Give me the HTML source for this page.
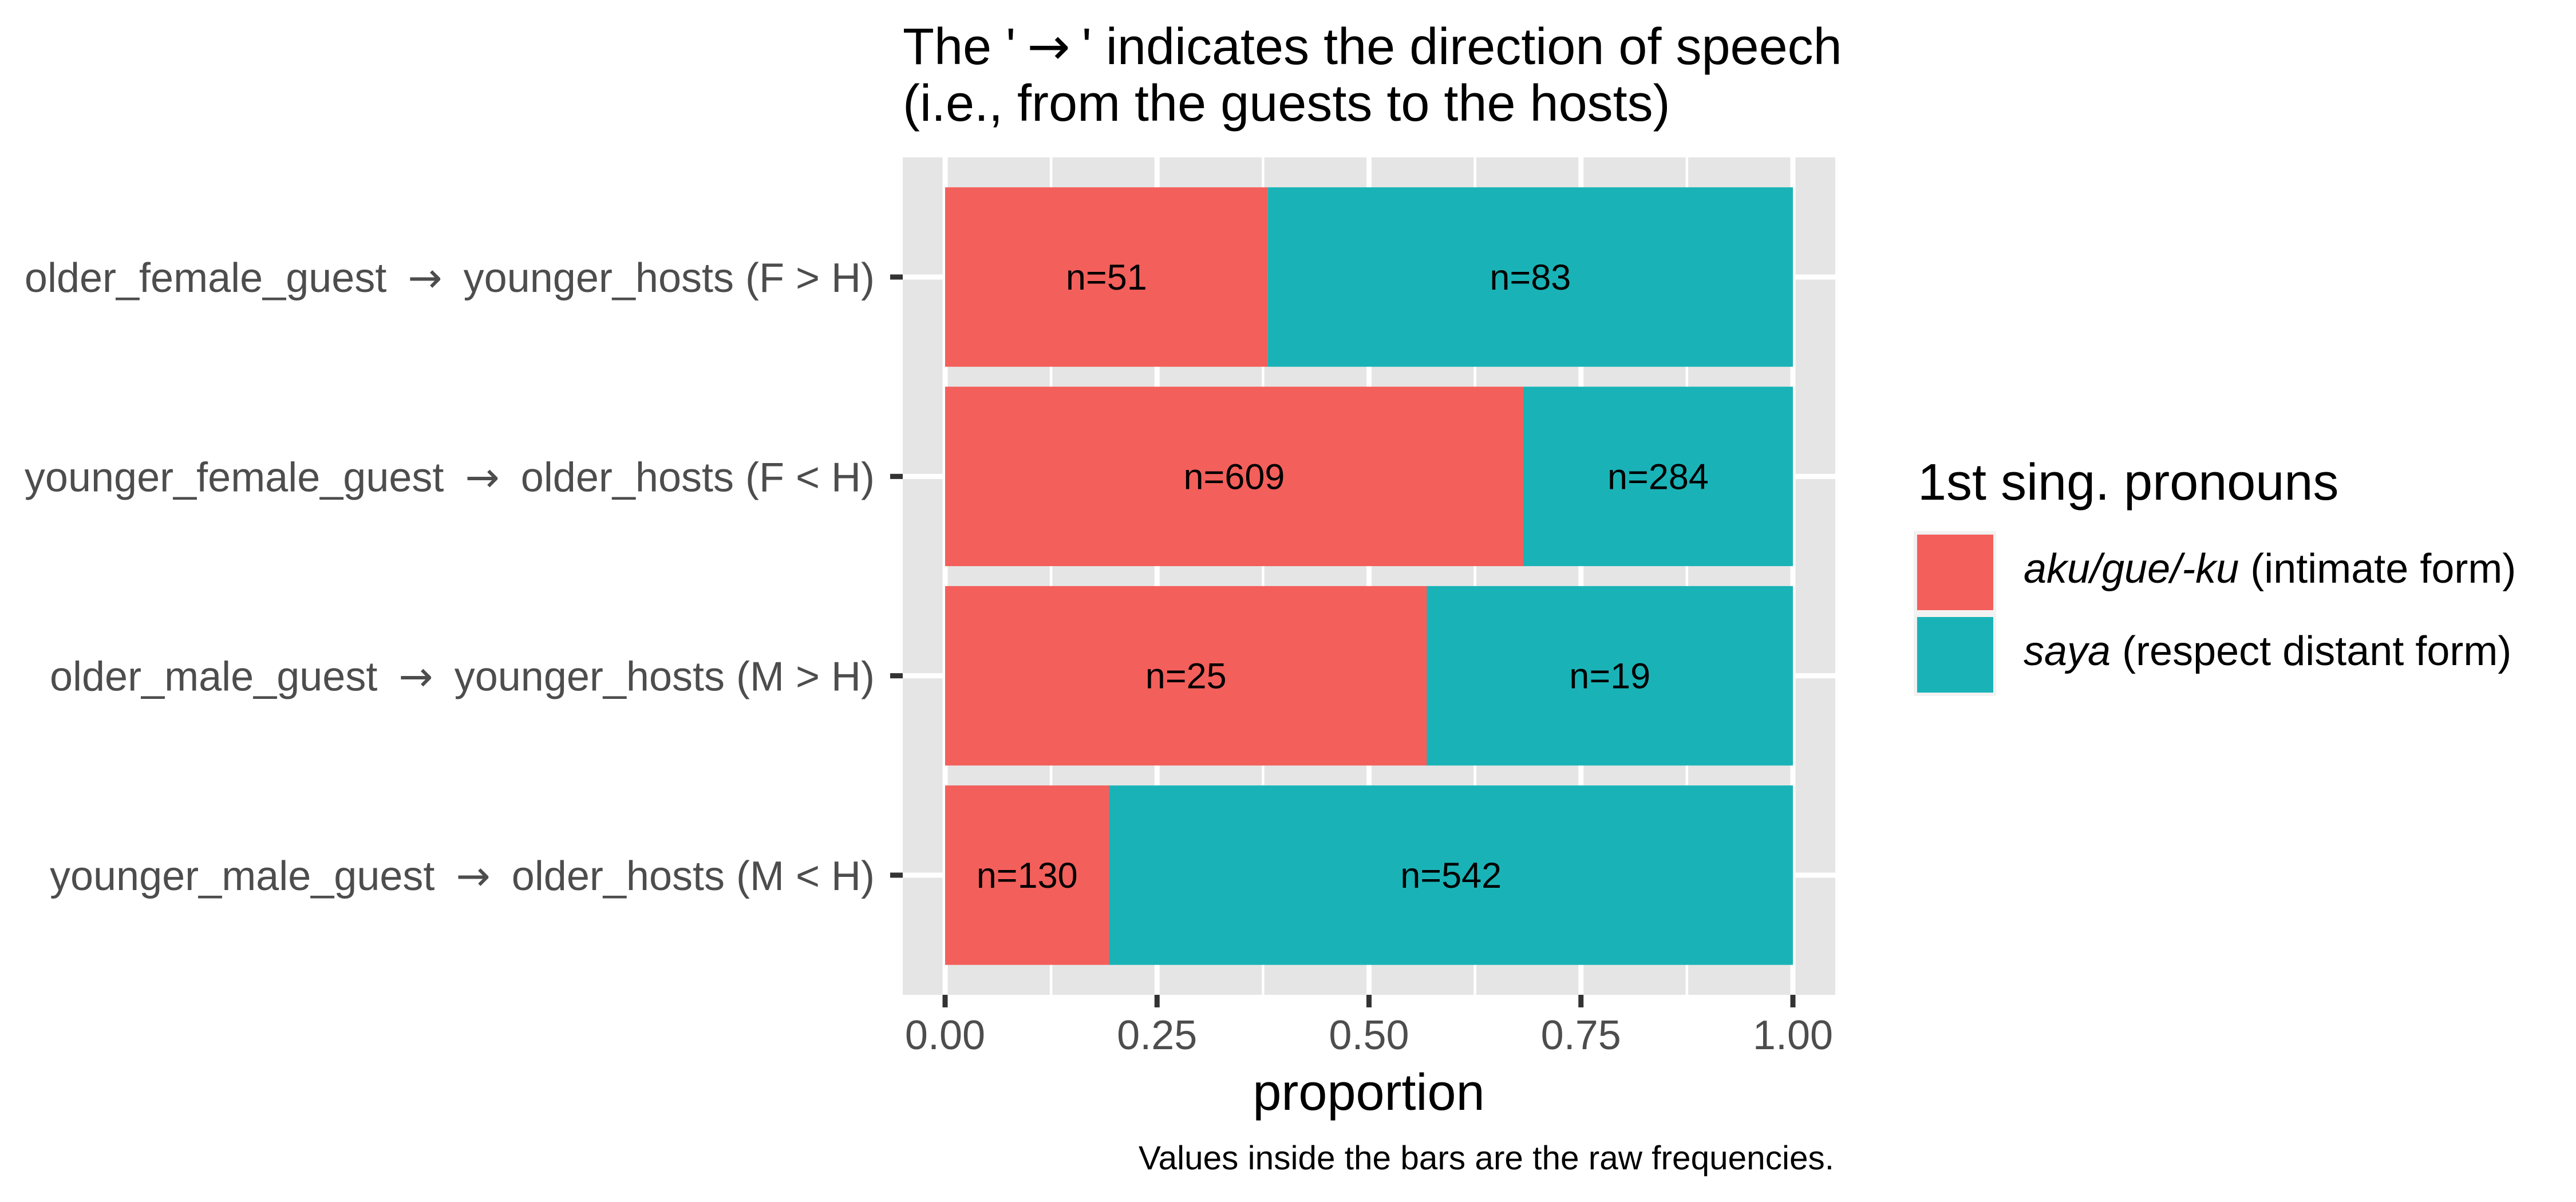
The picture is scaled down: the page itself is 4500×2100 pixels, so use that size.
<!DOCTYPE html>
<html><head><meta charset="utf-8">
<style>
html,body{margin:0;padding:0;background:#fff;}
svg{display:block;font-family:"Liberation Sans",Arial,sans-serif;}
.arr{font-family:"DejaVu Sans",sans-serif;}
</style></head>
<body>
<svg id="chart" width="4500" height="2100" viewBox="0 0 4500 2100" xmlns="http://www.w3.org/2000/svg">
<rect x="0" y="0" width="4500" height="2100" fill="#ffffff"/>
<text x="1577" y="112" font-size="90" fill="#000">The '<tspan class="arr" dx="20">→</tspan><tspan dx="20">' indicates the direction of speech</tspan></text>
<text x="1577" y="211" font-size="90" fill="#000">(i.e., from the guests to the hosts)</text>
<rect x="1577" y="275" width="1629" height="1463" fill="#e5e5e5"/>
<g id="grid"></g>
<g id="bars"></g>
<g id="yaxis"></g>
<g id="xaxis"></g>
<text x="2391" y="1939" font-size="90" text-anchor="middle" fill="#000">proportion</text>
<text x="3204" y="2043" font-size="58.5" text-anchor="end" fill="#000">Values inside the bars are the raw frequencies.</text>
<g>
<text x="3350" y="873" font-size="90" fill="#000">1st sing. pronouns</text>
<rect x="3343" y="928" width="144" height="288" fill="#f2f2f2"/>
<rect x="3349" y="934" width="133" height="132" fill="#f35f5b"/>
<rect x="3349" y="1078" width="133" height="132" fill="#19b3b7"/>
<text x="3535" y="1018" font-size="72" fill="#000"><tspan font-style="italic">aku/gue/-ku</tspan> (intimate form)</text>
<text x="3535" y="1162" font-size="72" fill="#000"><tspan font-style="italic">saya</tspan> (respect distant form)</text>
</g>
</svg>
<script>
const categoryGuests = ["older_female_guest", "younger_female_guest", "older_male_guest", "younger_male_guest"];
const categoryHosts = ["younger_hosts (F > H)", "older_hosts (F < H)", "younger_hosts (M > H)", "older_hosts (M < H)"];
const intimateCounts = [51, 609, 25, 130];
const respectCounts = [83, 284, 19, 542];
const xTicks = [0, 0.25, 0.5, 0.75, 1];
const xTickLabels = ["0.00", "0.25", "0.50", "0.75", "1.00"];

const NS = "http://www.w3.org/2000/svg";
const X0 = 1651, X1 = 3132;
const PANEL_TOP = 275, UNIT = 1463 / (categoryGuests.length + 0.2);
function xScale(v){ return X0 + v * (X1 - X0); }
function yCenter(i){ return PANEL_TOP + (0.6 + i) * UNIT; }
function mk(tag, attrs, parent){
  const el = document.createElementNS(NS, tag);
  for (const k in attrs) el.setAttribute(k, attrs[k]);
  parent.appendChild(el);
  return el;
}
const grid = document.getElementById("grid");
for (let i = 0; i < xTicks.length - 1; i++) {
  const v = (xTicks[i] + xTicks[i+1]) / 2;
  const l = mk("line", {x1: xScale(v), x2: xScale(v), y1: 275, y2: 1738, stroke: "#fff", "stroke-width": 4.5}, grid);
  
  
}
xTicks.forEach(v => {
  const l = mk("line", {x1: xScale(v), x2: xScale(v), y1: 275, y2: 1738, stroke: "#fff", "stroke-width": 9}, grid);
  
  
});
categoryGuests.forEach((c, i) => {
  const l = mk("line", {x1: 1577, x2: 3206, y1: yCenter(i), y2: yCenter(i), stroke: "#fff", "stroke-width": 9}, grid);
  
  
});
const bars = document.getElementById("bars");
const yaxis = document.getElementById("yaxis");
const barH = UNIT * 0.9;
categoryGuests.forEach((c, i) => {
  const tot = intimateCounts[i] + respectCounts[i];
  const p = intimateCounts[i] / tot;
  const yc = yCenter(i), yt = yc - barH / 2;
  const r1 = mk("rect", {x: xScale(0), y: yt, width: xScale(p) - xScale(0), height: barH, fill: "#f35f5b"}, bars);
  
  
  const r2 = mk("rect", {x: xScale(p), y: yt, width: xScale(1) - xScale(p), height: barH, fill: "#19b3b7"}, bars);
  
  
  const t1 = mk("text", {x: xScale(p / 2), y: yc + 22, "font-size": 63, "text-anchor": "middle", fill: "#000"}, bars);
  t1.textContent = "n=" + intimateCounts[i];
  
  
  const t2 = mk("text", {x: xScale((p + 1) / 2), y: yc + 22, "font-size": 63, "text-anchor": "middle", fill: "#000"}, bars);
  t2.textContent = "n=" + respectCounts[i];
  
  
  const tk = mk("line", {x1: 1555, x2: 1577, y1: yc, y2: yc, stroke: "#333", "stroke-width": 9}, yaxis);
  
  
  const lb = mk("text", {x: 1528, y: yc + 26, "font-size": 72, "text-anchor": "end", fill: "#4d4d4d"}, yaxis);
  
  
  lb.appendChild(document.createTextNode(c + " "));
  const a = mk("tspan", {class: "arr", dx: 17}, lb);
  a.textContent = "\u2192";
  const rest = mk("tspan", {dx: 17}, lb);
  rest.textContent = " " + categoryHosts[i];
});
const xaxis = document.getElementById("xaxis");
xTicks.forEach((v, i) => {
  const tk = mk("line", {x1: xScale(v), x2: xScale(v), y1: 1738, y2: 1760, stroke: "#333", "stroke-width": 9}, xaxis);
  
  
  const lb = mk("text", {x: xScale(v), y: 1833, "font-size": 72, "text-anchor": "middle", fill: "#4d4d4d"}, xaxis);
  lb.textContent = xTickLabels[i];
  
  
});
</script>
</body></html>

SHORT TASK: Make an exact copy of the whole listing, but don't bring over any pictures.

RIGHT ANSWER:
Give me the HTML source for this page.
The picture is scaled down: the page itself is 4500×2100 pixels, so use that size.
<!DOCTYPE html>
<html><head><meta charset="utf-8">
<style>
html,body{margin:0;padding:0;background:#fff;}
svg{display:block;font-family:"Liberation Sans",Arial,sans-serif;}
.arr{font-family:"DejaVu Sans",sans-serif;}
</style></head>
<body>
<svg id="chart" width="4500" height="2100" viewBox="0 0 4500 2100" xmlns="http://www.w3.org/2000/svg">
<rect x="0" y="0" width="4500" height="2100" fill="#ffffff"/>
<text x="1577" y="112" font-size="90" fill="#000">The '<tspan class="arr" dx="20">→</tspan><tspan dx="20">' indicates the direction of speech</tspan></text>
<text x="1577" y="211" font-size="90" fill="#000">(i.e., from the guests to the hosts)</text>
<rect x="1577" y="275" width="1629" height="1463" fill="#e5e5e5"/>
<g id="grid"></g>
<g id="bars"></g>
<g id="yaxis"></g>
<g id="xaxis"></g>
<text x="2391" y="1939" font-size="90" text-anchor="middle" fill="#000">proportion</text>
<text x="3204" y="2043" font-size="58.5" text-anchor="end" fill="#000">Values inside the bars are the raw frequencies.</text>
<g>
<text x="3350" y="873" font-size="90" fill="#000">1st sing. pronouns</text>
<rect x="3343" y="928" width="144" height="288" fill="#f2f2f2"/>
<rect x="3349" y="934" width="133" height="132" fill="#f35f5b"/>
<rect x="3349" y="1078" width="133" height="132" fill="#19b3b7"/>
<text x="3535" y="1018" font-size="72" fill="#000"><tspan font-style="italic">aku/gue/-ku</tspan> (intimate form)</text>
<text x="3535" y="1162" font-size="72" fill="#000"><tspan font-style="italic">saya</tspan> (respect distant form)</text>
</g>
</svg>
<script>
const categoryGuests = ["older_female_guest", "younger_female_guest", "older_male_guest", "younger_male_guest"];
const categoryHosts = ["younger_hosts (F > H)", "older_hosts (F < H)", "younger_hosts (M > H)", "older_hosts (M < H)"];
const intimateCounts = [51, 609, 25, 130];
const respectCounts = [83, 284, 19, 542];
const xTicks = [0, 0.25, 0.5, 0.75, 1];
const xTickLabels = ["0.00", "0.25", "0.50", "0.75", "1.00"];

const NS = "http://www.w3.org/2000/svg";
const X0 = 1651, X1 = 3132;
const PANEL_TOP = 275, UNIT = 1463 / (categoryGuests.length + 0.2);
function xScale(v){ return X0 + v * (X1 - X0); }
function yCenter(i){ return PANEL_TOP + (0.6 + i) * UNIT; }
function mk(tag, attrs, parent){
  const el = document.createElementNS(NS, tag);
  for (const k in attrs) el.setAttribute(k, attrs[k]);
  parent.appendChild(el);
  return el;
}
const grid = document.getElementById("grid");
for (let i = 0; i < xTicks.length - 1; i++) {
  const v = (xTicks[i] + xTicks[i+1]) / 2;
  const l = mk("line", {x1: xScale(v), x2: xScale(v), y1: 275, y2: 1738, stroke: "#fff", "stroke-width": 4.5}, grid);
  
  
}
xTicks.forEach(v => {
  const l = mk("line", {x1: xScale(v), x2: xScale(v), y1: 275, y2: 1738, stroke: "#fff", "stroke-width": 9}, grid);
  
  
});
categoryGuests.forEach((c, i) => {
  const l = mk("line", {x1: 1577, x2: 3206, y1: yCenter(i), y2: yCenter(i), stroke: "#fff", "stroke-width": 9}, grid);
  
  
});
const bars = document.getElementById("bars");
const yaxis = document.getElementById("yaxis");
const barH = UNIT * 0.9;
categoryGuests.forEach((c, i) => {
  const tot = intimateCounts[i] + respectCounts[i];
  const p = intimateCounts[i] / tot;
  const yc = yCenter(i), yt = yc - barH / 2;
  const r1 = mk("rect", {x: xScale(0), y: yt, width: xScale(p) - xScale(0), height: barH, fill: "#f35f5b"}, bars);
  
  
  const r2 = mk("rect", {x: xScale(p), y: yt, width: xScale(1) - xScale(p), height: barH, fill: "#19b3b7"}, bars);
  
  
  const t1 = mk("text", {x: xScale(p / 2), y: yc + 22, "font-size": 63, "text-anchor": "middle", fill: "#000"}, bars);
  t1.textContent = "n=" + intimateCounts[i];
  
  
  const t2 = mk("text", {x: xScale((p + 1) / 2), y: yc + 22, "font-size": 63, "text-anchor": "middle", fill: "#000"}, bars);
  t2.textContent = "n=" + respectCounts[i];
  
  
  const tk = mk("line", {x1: 1555, x2: 1577, y1: yc, y2: yc, stroke: "#333", "stroke-width": 9}, yaxis);
  
  
  const lb = mk("text", {x: 1528, y: yc + 26, "font-size": 72, "text-anchor": "end", fill: "#4d4d4d"}, yaxis);
  
  
  lb.appendChild(document.createTextNode(c + " "));
  const a = mk("tspan", {class: "arr", dx: 17}, lb);
  a.textContent = "\u2192";
  const rest = mk("tspan", {dx: 17}, lb);
  rest.textContent = " " + categoryHosts[i];
});
const xaxis = document.getElementById("xaxis");
xTicks.forEach((v, i) => {
  const tk = mk("line", {x1: xScale(v), x2: xScale(v), y1: 1738, y2: 1760, stroke: "#333", "stroke-width": 9}, xaxis);
  
  
  const lb = mk("text", {x: xScale(v), y: 1833, "font-size": 72, "text-anchor": "middle", fill: "#4d4d4d"}, xaxis);
  lb.textContent = xTickLabels[i];
  
  
});
</script>
</body></html>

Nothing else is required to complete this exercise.